Sia
Sylvester Stallone che Robert De Niro oltre alle origini italiane hanno
in comune un illustre passato pugilistico, come attori s’intende.
Stallone con il fortunatissimo ciclo dei “Rocky”, De Niro con quel “Toro
Scatenato” che gli procurò l’Oscar. E della saga dei “Rocky” questo “Il
grande match” (2013) rappresenta una sorta di postilla:
l’ammaccatissimo Stallone disputa un
ultimo disperato incontro con l’anziano De Niro, ancora indomabile.

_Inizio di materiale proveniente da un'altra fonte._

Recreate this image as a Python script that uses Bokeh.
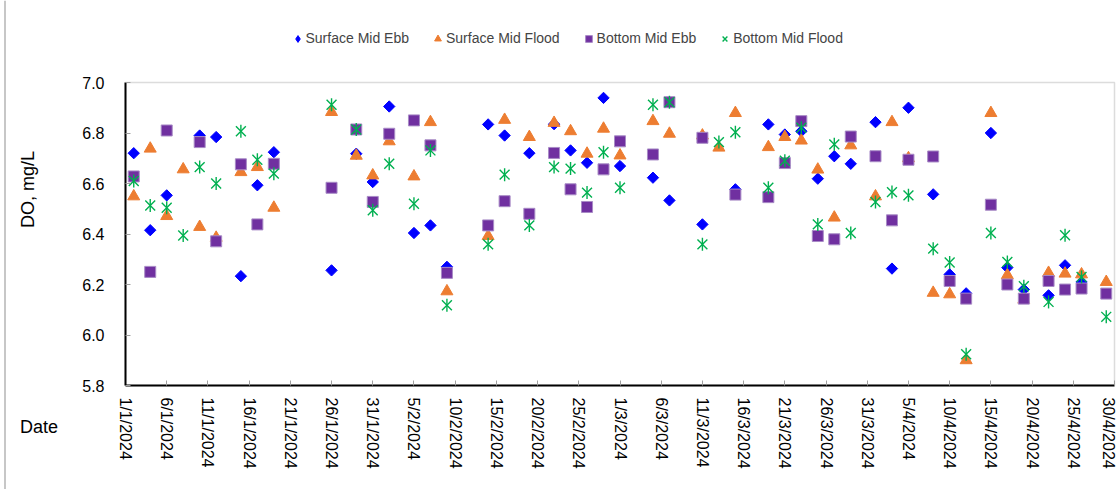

Henry "Razor" Sharp e Billy "The Kid" McDonnen sono due pugili rivali di
Pittsburgh, ormai in pensione. Entrambi, imbattuti e all'apice delle
loro carriere, si sono affrontati due volte, vincendo un incontro a
testa. E questa è l’ultima sfida fra due rivali, in pugilato come in
amore: perché fra i due c’è la presenza di Kim Basinger che ama il primo
ma che al secondo ha regalato un figlio. Insomma un bel groviglio
sentimental-sportivo con i due colossi malconci ma non domi, litigiosi
ma in fondo legati a doppio filo nello sport come nella vita.
Scritto
con garbo e con altrettanto garbo diretto da Peter Segal il film, zeppo
di citazioni (dall’allenamento di Rocky alle smorfie di Jack La Motta) e
con Alan Arkin che cesella da par suo il ruolo del vecchio allenatore, è
anche una prova di forza per i due stagionati attori: Sylvester
Stallone ripete il suo personaggio, scritto in modo saggiamente
commisurato alle sue capacità e ai suoi limiti, e Robert De Niro, come
sempre meraviglioso gigione, che costruisce il suo con il solito
risvolto autoironico, sequenza dopo sequenza. Un film per una vasta
audience ma che fa l’occhietto al “come eravamo”.